→ **What to do**:
Word for word, extract the first line of the records below and each line after it, up to and including the line with "1.3, 1.4, 1.5]". Pictures are left out.

'''

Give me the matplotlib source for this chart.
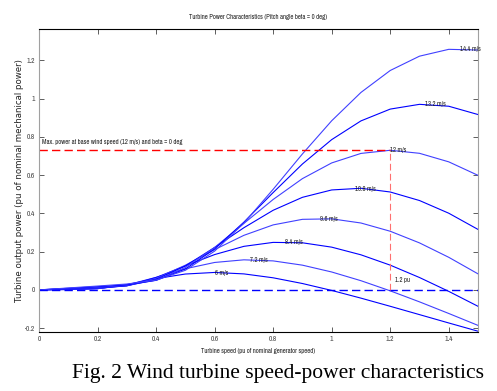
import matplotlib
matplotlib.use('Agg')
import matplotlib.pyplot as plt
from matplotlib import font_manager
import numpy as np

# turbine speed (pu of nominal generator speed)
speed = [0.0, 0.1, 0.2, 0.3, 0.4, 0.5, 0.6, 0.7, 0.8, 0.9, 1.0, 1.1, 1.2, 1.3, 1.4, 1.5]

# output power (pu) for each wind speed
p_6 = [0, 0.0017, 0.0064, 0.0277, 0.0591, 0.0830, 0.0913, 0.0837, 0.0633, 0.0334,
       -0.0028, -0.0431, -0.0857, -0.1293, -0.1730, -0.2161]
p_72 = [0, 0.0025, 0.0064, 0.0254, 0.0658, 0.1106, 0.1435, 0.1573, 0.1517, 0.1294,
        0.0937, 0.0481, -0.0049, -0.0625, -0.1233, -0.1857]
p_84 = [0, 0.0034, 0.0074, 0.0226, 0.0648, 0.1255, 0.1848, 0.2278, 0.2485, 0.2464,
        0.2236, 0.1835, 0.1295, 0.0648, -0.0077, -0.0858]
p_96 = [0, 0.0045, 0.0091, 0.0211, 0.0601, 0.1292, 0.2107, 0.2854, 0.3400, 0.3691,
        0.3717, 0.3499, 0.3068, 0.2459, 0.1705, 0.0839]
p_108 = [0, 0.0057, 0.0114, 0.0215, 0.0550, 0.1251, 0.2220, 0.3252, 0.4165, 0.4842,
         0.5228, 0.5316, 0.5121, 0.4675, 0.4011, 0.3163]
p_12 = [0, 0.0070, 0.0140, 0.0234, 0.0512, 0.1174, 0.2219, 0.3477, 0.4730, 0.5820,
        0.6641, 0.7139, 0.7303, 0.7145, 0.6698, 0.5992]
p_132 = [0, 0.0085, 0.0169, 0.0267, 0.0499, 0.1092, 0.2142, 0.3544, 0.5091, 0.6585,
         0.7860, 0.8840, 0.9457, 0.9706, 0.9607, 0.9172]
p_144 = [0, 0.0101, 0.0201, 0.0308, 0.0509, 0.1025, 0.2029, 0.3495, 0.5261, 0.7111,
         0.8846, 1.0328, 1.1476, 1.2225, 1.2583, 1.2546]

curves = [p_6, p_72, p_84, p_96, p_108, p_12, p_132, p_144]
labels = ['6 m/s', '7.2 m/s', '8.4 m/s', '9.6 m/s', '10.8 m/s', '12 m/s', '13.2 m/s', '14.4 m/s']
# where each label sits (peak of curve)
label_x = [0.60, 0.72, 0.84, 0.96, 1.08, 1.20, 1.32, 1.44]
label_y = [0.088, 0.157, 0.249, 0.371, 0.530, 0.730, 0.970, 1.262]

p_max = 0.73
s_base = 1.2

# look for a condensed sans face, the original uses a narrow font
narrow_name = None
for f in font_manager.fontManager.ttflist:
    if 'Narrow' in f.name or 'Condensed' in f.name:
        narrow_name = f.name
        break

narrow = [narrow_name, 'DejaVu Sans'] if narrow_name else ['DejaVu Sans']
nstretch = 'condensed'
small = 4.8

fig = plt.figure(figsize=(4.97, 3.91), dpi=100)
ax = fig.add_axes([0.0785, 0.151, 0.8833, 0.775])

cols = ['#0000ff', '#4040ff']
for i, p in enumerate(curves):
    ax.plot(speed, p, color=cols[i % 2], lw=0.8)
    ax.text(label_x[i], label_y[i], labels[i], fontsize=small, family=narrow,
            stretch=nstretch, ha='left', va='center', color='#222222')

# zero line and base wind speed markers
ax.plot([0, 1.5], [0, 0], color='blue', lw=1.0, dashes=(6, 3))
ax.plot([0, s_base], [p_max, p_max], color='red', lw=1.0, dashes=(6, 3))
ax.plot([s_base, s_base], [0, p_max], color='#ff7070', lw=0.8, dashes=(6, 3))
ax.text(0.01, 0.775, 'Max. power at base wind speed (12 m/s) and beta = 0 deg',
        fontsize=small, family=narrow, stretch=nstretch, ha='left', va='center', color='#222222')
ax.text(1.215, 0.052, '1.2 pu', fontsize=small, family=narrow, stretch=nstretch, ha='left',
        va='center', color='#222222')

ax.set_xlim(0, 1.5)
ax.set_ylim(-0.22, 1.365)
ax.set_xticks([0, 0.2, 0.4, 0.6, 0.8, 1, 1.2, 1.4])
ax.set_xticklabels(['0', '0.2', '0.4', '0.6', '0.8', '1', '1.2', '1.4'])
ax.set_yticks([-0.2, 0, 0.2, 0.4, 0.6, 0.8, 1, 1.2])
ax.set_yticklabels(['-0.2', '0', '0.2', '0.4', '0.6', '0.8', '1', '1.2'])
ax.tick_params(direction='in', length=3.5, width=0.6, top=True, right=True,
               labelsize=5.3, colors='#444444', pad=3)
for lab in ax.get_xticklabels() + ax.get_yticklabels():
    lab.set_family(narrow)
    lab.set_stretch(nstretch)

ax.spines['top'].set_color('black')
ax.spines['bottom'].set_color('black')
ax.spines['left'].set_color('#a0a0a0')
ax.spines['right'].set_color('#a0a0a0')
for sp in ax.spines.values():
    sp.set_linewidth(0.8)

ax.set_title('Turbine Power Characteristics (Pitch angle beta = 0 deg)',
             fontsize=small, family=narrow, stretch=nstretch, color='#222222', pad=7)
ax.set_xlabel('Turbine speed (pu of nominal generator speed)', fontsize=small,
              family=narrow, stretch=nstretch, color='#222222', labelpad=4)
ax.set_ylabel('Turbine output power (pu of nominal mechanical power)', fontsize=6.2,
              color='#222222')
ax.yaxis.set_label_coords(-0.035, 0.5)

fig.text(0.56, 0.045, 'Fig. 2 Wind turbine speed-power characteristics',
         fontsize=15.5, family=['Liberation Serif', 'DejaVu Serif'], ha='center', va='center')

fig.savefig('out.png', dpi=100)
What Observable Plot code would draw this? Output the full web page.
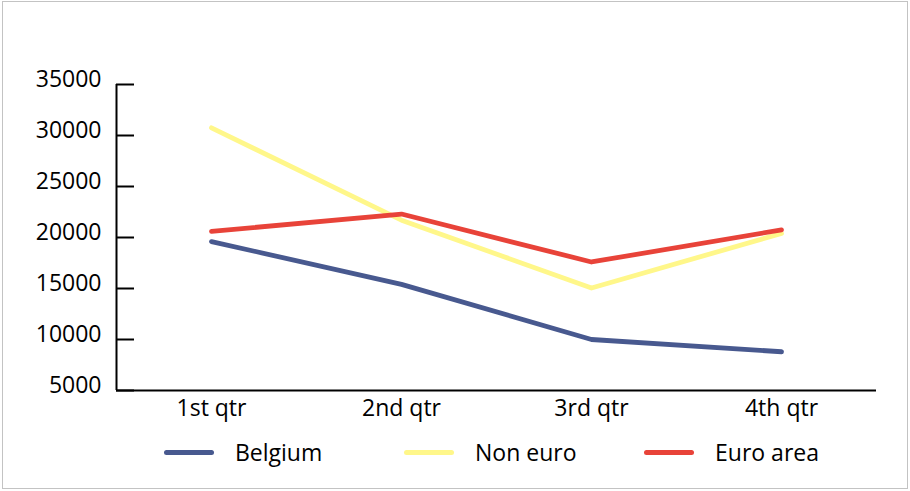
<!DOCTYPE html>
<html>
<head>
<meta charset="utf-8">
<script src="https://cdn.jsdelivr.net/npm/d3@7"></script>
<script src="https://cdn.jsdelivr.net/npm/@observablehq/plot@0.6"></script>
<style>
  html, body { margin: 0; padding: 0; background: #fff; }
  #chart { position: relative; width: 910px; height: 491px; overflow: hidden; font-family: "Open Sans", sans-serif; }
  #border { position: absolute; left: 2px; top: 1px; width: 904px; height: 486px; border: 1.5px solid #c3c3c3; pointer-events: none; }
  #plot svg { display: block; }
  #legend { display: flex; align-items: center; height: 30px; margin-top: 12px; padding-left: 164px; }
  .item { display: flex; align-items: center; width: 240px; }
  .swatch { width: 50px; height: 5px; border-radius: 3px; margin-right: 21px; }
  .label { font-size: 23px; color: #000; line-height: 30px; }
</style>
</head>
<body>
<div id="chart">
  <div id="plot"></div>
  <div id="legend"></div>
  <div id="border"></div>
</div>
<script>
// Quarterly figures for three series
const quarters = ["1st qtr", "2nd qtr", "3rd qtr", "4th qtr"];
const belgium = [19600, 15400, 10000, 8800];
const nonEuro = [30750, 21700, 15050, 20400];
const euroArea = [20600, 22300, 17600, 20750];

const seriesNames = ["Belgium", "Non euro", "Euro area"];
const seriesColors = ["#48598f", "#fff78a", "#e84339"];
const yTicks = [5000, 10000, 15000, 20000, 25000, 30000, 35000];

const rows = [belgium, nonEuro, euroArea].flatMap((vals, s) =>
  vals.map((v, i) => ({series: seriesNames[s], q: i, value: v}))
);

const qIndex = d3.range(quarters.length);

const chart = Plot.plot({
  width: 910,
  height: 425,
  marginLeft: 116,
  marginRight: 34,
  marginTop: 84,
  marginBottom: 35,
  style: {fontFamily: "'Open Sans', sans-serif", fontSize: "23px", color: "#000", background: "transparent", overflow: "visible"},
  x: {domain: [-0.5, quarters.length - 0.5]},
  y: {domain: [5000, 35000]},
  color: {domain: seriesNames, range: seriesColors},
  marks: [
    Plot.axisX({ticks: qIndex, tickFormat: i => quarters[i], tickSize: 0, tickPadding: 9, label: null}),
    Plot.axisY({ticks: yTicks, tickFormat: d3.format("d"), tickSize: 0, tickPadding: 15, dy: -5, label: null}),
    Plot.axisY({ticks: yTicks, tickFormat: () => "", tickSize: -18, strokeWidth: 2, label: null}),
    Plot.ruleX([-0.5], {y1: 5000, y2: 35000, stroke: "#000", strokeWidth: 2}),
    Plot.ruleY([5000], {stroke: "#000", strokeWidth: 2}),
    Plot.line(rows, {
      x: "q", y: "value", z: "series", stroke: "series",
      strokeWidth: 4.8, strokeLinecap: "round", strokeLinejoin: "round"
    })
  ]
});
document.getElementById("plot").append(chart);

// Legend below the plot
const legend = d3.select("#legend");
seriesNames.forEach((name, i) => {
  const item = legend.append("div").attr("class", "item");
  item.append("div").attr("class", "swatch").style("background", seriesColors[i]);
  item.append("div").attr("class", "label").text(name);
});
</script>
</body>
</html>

'''

→ **Solution**:
Give me the matplotlib source for this chart.
import matplotlib
matplotlib.use('Agg')
import matplotlib.pyplot as plt
from matplotlib import font_manager
import numpy as np

# turbine speed (pu of nominal generator speed)
speed = [0.0, 0.1, 0.2, 0.3, 0.4, 0.5, 0.6, 0.7, 0.8, 0.9, 1.0, 1.1, 1.2, 1.3, 1.4, 1.5]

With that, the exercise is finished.